■ **EXERCISE MATERIALS**:
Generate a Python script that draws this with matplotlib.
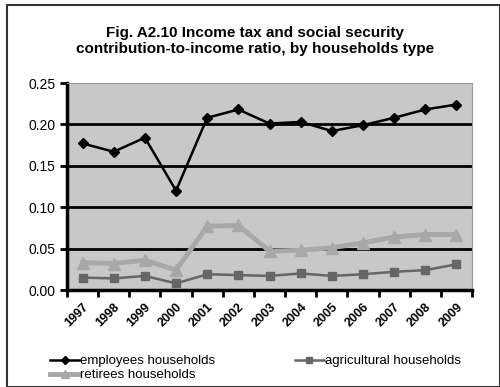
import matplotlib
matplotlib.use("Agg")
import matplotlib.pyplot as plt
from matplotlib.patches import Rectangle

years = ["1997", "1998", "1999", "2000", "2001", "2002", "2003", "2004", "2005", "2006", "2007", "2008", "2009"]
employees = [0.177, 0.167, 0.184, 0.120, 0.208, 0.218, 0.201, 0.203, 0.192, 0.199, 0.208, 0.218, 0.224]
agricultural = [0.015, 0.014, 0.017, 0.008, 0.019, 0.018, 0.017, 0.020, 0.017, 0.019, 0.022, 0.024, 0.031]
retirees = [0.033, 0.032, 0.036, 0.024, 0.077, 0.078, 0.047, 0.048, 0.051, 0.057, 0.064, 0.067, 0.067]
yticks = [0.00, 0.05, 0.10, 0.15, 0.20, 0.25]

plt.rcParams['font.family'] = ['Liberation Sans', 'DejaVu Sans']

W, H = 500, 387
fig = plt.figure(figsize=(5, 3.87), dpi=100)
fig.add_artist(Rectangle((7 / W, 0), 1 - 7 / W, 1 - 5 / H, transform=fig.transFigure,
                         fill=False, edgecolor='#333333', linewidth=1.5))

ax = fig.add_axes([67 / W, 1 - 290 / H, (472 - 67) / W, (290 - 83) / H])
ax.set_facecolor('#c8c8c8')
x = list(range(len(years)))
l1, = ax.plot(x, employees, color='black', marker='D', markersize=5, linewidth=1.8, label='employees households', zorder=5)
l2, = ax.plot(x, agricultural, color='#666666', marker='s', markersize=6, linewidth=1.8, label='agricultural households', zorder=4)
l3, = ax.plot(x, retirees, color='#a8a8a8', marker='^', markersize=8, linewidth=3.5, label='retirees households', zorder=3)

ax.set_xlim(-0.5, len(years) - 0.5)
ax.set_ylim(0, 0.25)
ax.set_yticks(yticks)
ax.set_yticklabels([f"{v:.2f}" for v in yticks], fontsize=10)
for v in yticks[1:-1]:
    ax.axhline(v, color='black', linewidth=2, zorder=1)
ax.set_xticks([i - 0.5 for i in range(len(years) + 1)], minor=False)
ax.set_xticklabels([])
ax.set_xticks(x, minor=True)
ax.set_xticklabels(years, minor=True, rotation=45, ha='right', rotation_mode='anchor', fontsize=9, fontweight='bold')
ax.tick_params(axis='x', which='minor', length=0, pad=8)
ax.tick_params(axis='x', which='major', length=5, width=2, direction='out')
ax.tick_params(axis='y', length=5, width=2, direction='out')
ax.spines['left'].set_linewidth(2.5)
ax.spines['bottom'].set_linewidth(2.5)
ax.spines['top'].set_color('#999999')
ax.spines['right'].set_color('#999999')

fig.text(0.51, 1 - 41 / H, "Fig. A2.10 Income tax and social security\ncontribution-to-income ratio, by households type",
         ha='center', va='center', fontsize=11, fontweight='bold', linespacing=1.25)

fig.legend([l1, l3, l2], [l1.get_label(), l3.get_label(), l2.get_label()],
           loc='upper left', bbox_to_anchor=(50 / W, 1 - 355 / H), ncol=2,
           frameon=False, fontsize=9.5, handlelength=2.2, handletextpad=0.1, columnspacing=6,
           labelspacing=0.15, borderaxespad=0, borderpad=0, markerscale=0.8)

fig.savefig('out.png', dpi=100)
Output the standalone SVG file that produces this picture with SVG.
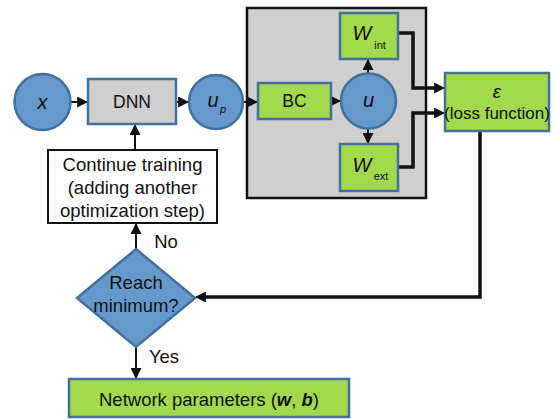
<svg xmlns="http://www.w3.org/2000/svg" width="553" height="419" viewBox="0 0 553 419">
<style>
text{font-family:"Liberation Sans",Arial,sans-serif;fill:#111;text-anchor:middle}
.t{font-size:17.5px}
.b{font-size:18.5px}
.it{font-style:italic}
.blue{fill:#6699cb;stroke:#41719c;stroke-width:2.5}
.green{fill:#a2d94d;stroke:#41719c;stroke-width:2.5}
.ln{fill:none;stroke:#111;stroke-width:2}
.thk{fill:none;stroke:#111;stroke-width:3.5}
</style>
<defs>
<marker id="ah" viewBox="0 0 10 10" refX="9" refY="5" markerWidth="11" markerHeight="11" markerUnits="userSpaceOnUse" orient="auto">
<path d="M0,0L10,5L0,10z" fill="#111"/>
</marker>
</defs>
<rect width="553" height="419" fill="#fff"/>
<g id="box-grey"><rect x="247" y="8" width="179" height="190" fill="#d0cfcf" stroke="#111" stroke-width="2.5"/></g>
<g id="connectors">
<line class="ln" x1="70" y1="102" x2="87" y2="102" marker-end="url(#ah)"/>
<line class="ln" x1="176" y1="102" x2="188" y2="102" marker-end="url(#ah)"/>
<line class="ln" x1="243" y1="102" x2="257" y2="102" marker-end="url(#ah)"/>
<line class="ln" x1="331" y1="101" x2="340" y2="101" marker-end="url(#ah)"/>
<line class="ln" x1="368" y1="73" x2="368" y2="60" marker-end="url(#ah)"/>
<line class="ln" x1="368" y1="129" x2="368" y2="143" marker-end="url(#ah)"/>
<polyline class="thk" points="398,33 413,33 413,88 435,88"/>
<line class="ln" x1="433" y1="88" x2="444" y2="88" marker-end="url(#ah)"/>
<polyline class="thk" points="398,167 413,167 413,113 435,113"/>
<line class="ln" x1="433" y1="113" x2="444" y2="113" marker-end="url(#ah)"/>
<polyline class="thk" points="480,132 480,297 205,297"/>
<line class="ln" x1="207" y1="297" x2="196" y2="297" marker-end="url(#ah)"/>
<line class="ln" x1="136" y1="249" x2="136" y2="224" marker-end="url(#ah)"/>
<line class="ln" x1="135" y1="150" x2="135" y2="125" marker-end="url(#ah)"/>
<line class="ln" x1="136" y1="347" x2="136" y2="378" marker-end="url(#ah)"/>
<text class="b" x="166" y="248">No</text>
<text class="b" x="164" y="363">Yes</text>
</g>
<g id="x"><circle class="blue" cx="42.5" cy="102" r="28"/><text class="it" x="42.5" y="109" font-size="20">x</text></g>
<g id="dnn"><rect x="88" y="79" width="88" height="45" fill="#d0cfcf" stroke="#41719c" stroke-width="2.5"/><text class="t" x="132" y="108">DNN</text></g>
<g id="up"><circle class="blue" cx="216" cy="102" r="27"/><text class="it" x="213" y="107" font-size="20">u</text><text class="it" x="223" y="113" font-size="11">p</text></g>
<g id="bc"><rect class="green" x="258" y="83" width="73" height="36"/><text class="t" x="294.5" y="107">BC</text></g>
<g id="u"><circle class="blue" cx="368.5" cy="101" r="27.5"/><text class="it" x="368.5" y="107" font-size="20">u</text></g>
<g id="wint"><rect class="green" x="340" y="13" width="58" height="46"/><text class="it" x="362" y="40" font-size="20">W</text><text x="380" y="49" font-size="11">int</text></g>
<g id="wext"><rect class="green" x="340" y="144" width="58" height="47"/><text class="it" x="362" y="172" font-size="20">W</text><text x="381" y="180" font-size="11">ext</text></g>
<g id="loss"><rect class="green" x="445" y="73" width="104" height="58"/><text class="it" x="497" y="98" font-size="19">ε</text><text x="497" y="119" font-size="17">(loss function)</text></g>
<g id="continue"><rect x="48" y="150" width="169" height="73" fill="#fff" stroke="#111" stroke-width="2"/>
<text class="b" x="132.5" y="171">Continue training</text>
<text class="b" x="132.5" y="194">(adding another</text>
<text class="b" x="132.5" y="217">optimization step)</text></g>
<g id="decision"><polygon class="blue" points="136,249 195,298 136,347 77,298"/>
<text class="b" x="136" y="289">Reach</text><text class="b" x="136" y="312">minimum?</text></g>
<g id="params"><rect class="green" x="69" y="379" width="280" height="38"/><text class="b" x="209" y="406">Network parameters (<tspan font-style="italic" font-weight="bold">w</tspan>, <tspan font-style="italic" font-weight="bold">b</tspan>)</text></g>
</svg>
--
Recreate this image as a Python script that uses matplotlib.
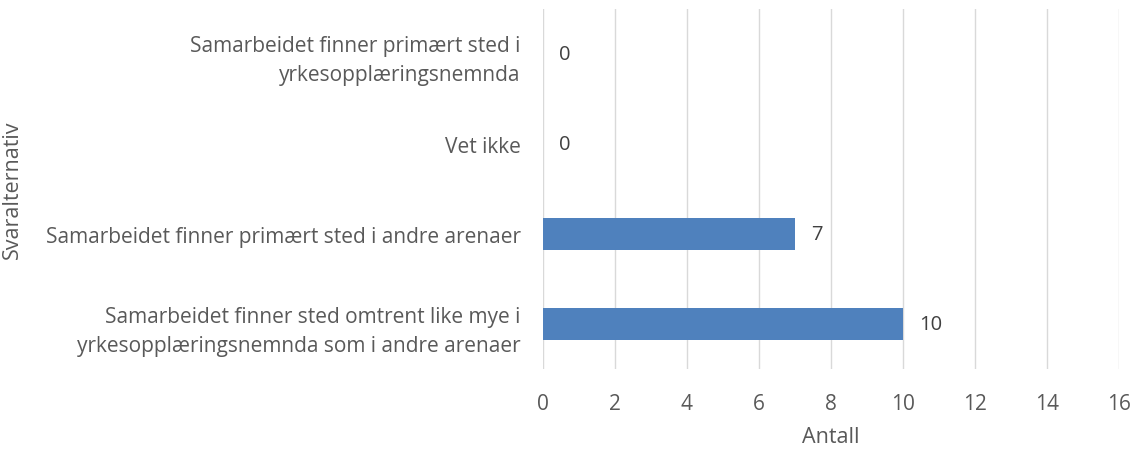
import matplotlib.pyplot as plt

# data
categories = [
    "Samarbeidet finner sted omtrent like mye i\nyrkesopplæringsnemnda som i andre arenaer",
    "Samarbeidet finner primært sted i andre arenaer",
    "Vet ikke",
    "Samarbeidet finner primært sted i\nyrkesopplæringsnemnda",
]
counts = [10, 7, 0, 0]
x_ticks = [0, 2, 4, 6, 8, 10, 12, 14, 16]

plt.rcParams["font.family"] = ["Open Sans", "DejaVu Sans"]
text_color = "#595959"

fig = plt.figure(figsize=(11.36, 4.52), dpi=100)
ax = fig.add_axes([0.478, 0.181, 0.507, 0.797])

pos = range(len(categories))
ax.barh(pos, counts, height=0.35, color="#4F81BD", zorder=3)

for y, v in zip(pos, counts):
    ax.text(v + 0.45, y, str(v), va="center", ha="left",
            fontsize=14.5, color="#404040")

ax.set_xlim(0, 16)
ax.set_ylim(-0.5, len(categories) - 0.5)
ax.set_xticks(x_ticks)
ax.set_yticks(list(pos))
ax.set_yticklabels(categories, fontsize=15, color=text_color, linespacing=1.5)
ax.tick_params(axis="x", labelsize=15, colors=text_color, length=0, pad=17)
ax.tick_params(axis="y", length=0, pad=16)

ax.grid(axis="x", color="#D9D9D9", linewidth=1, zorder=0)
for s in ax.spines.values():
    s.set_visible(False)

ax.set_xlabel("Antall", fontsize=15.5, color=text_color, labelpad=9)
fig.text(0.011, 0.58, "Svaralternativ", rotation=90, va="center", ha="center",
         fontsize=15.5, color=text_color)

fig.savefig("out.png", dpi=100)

■ **AIM**: Find the word "this" in the records and pull out each line that has it.

■ **TASK ANSWER**:
Generate a Python script that draws this with matplotlib.
Output the standalone SVG file that produces this picture with SVG.
Recreate this image as a Python script that uses matplotlib.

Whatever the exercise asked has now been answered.